Jacob seems to have described his life as a sojourn (Genesis 47:9) primarily because he had not come into final possession of the Promised Land. He had, of course, also lived in widely separated places during his lifetime: Paddan-aram, Canaan, and now Egypt. His years were fewer than his fathers: 130 compared with Abraham’s 175 and Isaac’s 180. This comparison also suggests that neither Abraham nor Isaac had experienced the difficulties and distresses that Jacob had during his lifetime.

"When we first encountered Jacob he was struggling inside his mother’s womb with his twin brother. As we come to the end of Jacob’s life, he is struggling for his life in a famine-devastated Canaan. In between these first and last moments of struggle have been many trying experiences for Jacob. His life has had more sorrow than joy." [Note: Hamilton, The Book . . . Chapters 18-50, p. 612.]

"These words [Genesis 47:9] appear to be the author’s attempt at a deliberate contrast to the later promise that one who honors his father and mother should ’live long and do well upon the land’ (Deuteronomy 5:15 [sic 16]).

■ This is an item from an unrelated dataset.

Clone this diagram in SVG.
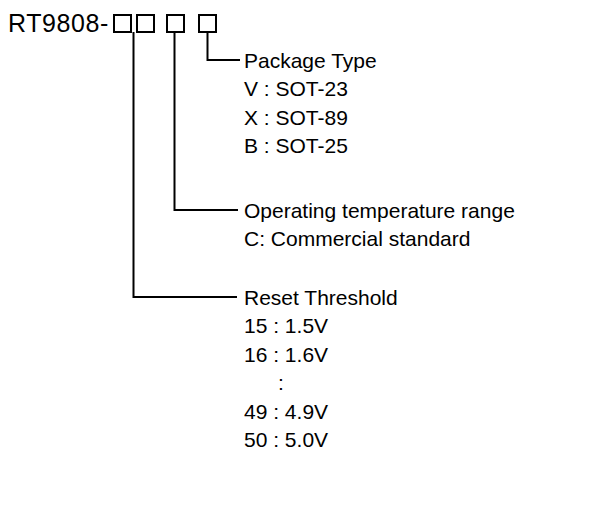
<svg xmlns="http://www.w3.org/2000/svg" width="589" height="511" viewBox="0 0 589 511">
<style>
text{font-family:"Liberation Sans",Arial,sans-serif;font-size:21px;fill:#000}
text.title{font-size:25px;letter-spacing:0.6px}
.ln{fill:none;stroke:#000;stroke-width:2}
.bx{fill:none;stroke:#000;stroke-width:2}
</style>
<rect width="589" height="511" fill="#fff"/>
<g id="part-number">
<text class="title" x="8" y="32">RT9808-</text>
<rect class="bx" x="114" y="15" width="17" height="17"/>
<rect class="bx" x="137" y="15" width="17" height="17"/>
<rect class="bx" x="167" y="15" width="17" height="17"/>
<rect class="bx" x="199" y="15" width="17" height="17"/>
</g>
<g id="connectors">
<polyline class="ln" points="207.5,32 207.5,60 240,60"/>
<polyline class="ln" points="174.5,32 174.5,210 238,210"/>
<polyline class="ln" points="133.5,32 133.5,297 237,297"/>
</g>
<g id="package-type">
<text x="244" y="67.5">Package Type</text>
<text x="244" y="96">V : SOT-23</text>
<text x="244" y="124.5">X : SOT-89</text>
<text x="244" y="153">B : SOT-25</text>
</g>
<g id="temperature-range">
<text x="244" y="217.5">Operating temperature range</text>
<text x="244" y="246">C: Commercial standard</text>
</g>
<g id="reset-threshold">
<text x="244" y="304.5">Reset Threshold</text>
<text x="244" y="333">15 : 1.5V</text>
<text x="244" y="361.5">16 : 1.6V</text>
<text x="278" y="390">:</text>
<text x="244" y="418.5">49 : 4.9V</text>
<text x="244" y="447">50 : 5.0V</text>
</g>
</svg>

Jacob, who deceived his father and thereby gained the blessing, must not only die outside the Promised Land but also, we learn here, his years were few and difficult. From his own words, then, we can see a final recompense for Jacob’s actions earlier in the book." [Note: Sailhamer, The Pentateuch . . ., p. 227.]

The text describes the area where Jacob’s family settled "the land of Rameses" here rather than Goshen (Genesis 47:11). "The land of Rameses" could have been another name for Goshen, or a larger area encompassing Goshen, or a district within Goshen.

The use of the name "Rameses" here and elsewhere (Exodus 1:11; Exodus 12:37; Numbers 33:3; Numbers 33:5) has become a kind of "red herring" for many interpreters. It has led them to conclude that these events occurred after one of the Pharaohs named Rameses lived. Rameses I reigned about 1347-1320 B.C. However the biblical chronological references (1 Kings 6:1; Exodus 12:40; et al.) point to a date for Israel’s move to Egypt near 1876 B.C. How can we account for the use of the name Rameses here then?

It is possible that the name Rameses (also spelled Raamses) was in use when Jacob entered Egypt even though extra-biblical references have not confirmed this. [Note: Merrill, Kingdom of . . ., pp. 70-71; and Walter C. Kaiser Jr., A History of Israel, pp. 74-75.] "Raamses" simply means "Ra [the sun god] has created it." [Note: International Standard Bible Encyclopaedia, 1939 ed., s.v. "Raamses," by C. R. Conder.] Second, Rameses may have been the name of this district later, in Moses’ day, when he wrote Genesis. He could have used the modern name when writing Genesis rather than an older one that was in use in Jacob’s day. A third possibility is that Rameses was the district name even later in history (e.g., after Pharaoh Rameses). A later scribe may have substituted "Rameses" for an older name that was in use when Moses wrote or when Jacob entered Egypt.

Other late names appear in Genesis. For example, the town of Dan (Genesis 14:14), formerly Laish (Judges 18:29), received the name "Dan" during the judges period (ca. 1350-1050 B.C.). Evidently someone after Moses’ day substituted the modern name "Dan" for the older name in Genesis 14:14. This may account for references to the Philistines in Genesis too.

"How different is Jacob’s descent to Egypt from his grandfather’s (ch. 12)! Both seek out the safety of Egypt because of famine. To save himself Abraham engages in deceit. To save his family Jacob engages in blessing. The Pharaoh at Abraham’s visit was only too happy to see Abraham return to his own country. The Pharaoh at Jacob’s visit insists that Jacob stay and settle on some choice land. Abraham retreats from Egypt. For Jacob Egypt is his new home. Abraham leaves Egypt alive (and happy to be so!). Jacob will leave Egypt dead." [Note: Hamilton, The Book . . . Chapters 18-50, p. 613.]